▶ [PROBLEM REQUIREMENTS] Provide an exact copy of the data, excluding the images.

▶ [DATA SECTION]
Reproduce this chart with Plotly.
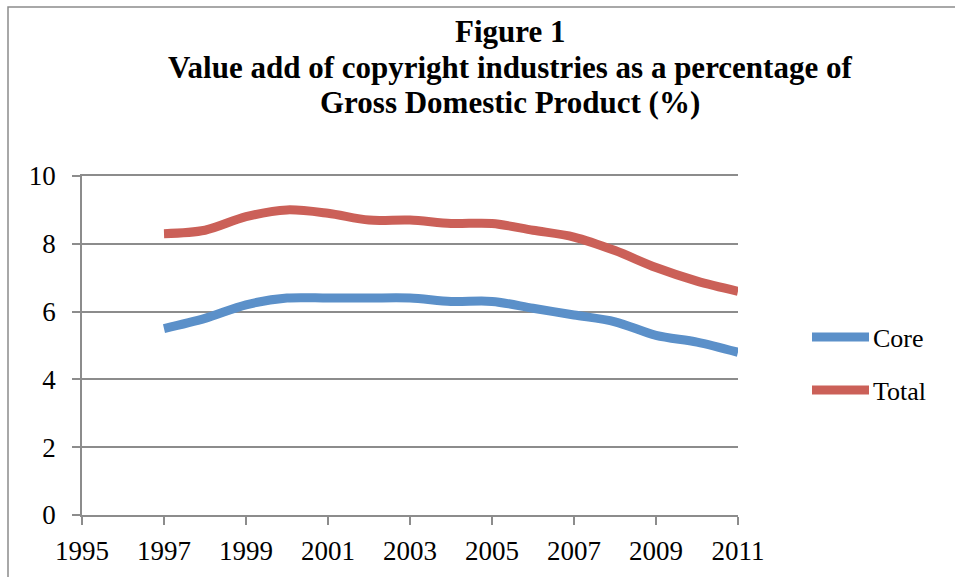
import plotly.graph_objects as go

years = list(range(1997, 2012))
core = [5.5, 5.8, 6.2, 6.4, 6.4, 6.4, 6.4, 6.3, 6.3, 6.1, 5.9, 5.7, 5.3, 5.1, 4.8]
total = [8.3, 8.4, 8.8, 9.0, 8.9, 8.7, 8.7, 8.6, 8.6, 8.4, 8.2, 7.8, 7.3, 6.9, 6.6]
x_ticks = list(range(1995, 2012, 2))
y_ticks = [0, 2, 4, 6, 8, 10]
series_names = ["Core", "Total"]
series_colors = ["#5b90c9", "#cb6058"]
title_lines = [
    "Figure 1",
    "Value add of copyright industries as a percentage of",
    "Gross Domestic Product (%)",
]

FONT = "Liberation Serif"
GRID = "#8c8c8c"

W, H = 955, 577
L, R, T, B = 82, 217, 176, 62
pw, ph = W - L - R, H - T - B


def px_x(p):
    return (p - L) / pw


def px_y(p):
    return 1 + (T - p) / ph


fig = go.Figure()
for name, vals, color in zip(series_names, [core, total], series_colors):
    fig.add_trace(go.Scatter(x=years, y=vals, name=name, mode="lines", showlegend=False,
                             line=dict(color=color, width=9, shape="spline", smoothing=0.9)))

# outer frame around the chart
fig.add_shape(type="rect", xref="paper", yref="paper",
              x0=px_x(8), x1=px_x(W + 20), y0=px_y(H + 20), y1=px_y(7),
              line=dict(color="#8c8c8c", width=1.5), fillcolor="rgba(0,0,0,0)", layer="below")

# title, one line per annotation
for line, cy in zip(title_lines, [31, 67, 102]):
    fig.add_annotation(text=f"<b>{line}</b>", xref="paper", yref="paper",
                       x=px_x(510), y=px_y(cy), xanchor="center", yanchor="middle",
                       showarrow=False, font=dict(family=FONT, size=31, color="black"))

# legend: thick line sample plus label
for name, color, cy in zip(series_names, series_colors, [337, 390]):
    fig.add_shape(type="line", xref="paper", yref="paper",
                  x0=px_x(812), x1=px_x(869), y0=px_y(cy), y1=px_y(cy),
                  line=dict(color=color, width=9))
    fig.add_annotation(text=name, xref="paper", yref="paper",
                       x=px_x(871), y=px_y(cy + 1), xanchor="left", yanchor="middle",
                       showarrow=False, font=dict(family=FONT, size=26, color="black"))

fig.update_layout(
    width=W, height=H,
    margin=dict(l=L, r=R, t=T, b=B),
    paper_bgcolor="white", plot_bgcolor="white",
    font=dict(family=FONT, size=27, color="black"),
    showlegend=False,
    xaxis=dict(range=[1995, 2011], tickvals=x_ticks, showgrid=False, zeroline=False,
               showline=True, mirror=True, linecolor=GRID, linewidth=1.5,
               ticks="outside", ticklen=8, tickcolor=GRID, tickwidth=1.5,
               ticklabelstandoff=3, tickfont=dict(size=27), fixedrange=True),
    yaxis=dict(range=[0, 10], tickvals=y_ticks, showgrid=True, gridcolor=GRID, gridwidth=1.5,
               zeroline=False, showline=True, linecolor=GRID, linewidth=1.5,
               ticks="outside", ticklen=8, tickcolor=GRID, tickwidth=1.5,
               ticklabelstandoff=11, tickfont=dict(size=27), fixedrange=True),
)

fig.write_html("out.html")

▶ [WRITTEN ANSWER]
Reproduce this chart with Plotly.
import plotly.graph_objects as go

years = list(range(1997, 2012))
core = [5.5, 5.8, 6.2, 6.4, 6.4, 6.4, 6.4, 6.3, 6.3, 6.1, 5.9, 5.7, 5.3, 5.1, 4.8]
total = [8.3, 8.4, 8.8, 9.0, 8.9, 8.7, 8.7, 8.6, 8.6, 8.4, 8.2, 7.8, 7.3, 6.9, 6.6]
x_ticks = list(range(1995, 2012, 2))
y_ticks = [0, 2, 4, 6, 8, 10]
series_names = ["Core", "Total"]
series_colors = ["#5b90c9", "#cb6058"]
title_lines = [
    "Figure 1",
    "Value add of copyright industries as a percentage of",
    "Gross Domestic Product (%)",
]

FONT = "Liberation Serif"
GRID = "#8c8c8c"

W, H = 955, 577
L, R, T, B = 82, 217, 176, 62
pw, ph = W - L - R, H - T - B


def px_x(p):
    return (p - L) / pw


def px_y(p):
    return 1 + (T - p) / ph


fig = go.Figure()
for name, vals, color in zip(series_names, [core, total], series_colors):
    fig.add_trace(go.Scatter(x=years, y=vals, name=name, mode="lines", showlegend=False,
                             line=dict(color=color, width=9, shape="spline", smoothing=0.9)))

# outer frame around the chart
fig.add_shape(type="rect", xref="paper", yref="paper",
              x0=px_x(8), x1=px_x(W + 20), y0=px_y(H + 20), y1=px_y(7),
              line=dict(color="#8c8c8c", width=1.5), fillcolor="rgba(0,0,0,0)", layer="below")

# title, one line per annotation
for line, cy in zip(title_lines, [31, 67, 102]):
    fig.add_annotation(text=f"<b>{line}</b>", xref="paper", yref="paper",
                       x=px_x(510), y=px_y(cy), xanchor="center", yanchor="middle",
                       showarrow=False, font=dict(family=FONT, size=31, color="black"))

# legend: thick line sample plus label
for name, color, cy in zip(series_names, series_colors, [337, 390]):
    fig.add_shape(type="line", xref="paper", yref="paper",
                  x0=px_x(812), x1=px_x(869), y0=px_y(cy), y1=px_y(cy),
                  line=dict(color=color, width=9))
    fig.add_annotation(text=name, xref="paper", yref="paper",
                       x=px_x(871), y=px_y(cy + 1), xanchor="left", yanchor="middle",
                       showarrow=False, font=dict(family=FONT, size=26, color="black"))

fig.update_layout(
    width=W, height=H,
    margin=dict(l=L, r=R, t=T, b=B),
    paper_bgcolor="white", plot_bgcolor="white",
    font=dict(family=FONT, size=27, color="black"),
    showlegend=False,
    xaxis=dict(range=[1995, 2011], tickvals=x_ticks, showgrid=False, zeroline=False,
               showline=True, mirror=True, linecolor=GRID, linewidth=1.5,
               ticks="outside", ticklen=8, tickcolor=GRID, tickwidth=1.5,
               ticklabelstandoff=3, tickfont=dict(size=27), fixedrange=True),
    yaxis=dict(range=[0, 10], tickvals=y_ticks, showgrid=True, gridcolor=GRID, gridwidth=1.5,
               zeroline=False, showline=True, linecolor=GRID, linewidth=1.5,
               ticks="outside", ticklen=8, tickcolor=GRID, tickwidth=1.5,
               ticklabelstandoff=11, tickfont=dict(size=27), fixedrange=True),
)

fig.write_html("out.html")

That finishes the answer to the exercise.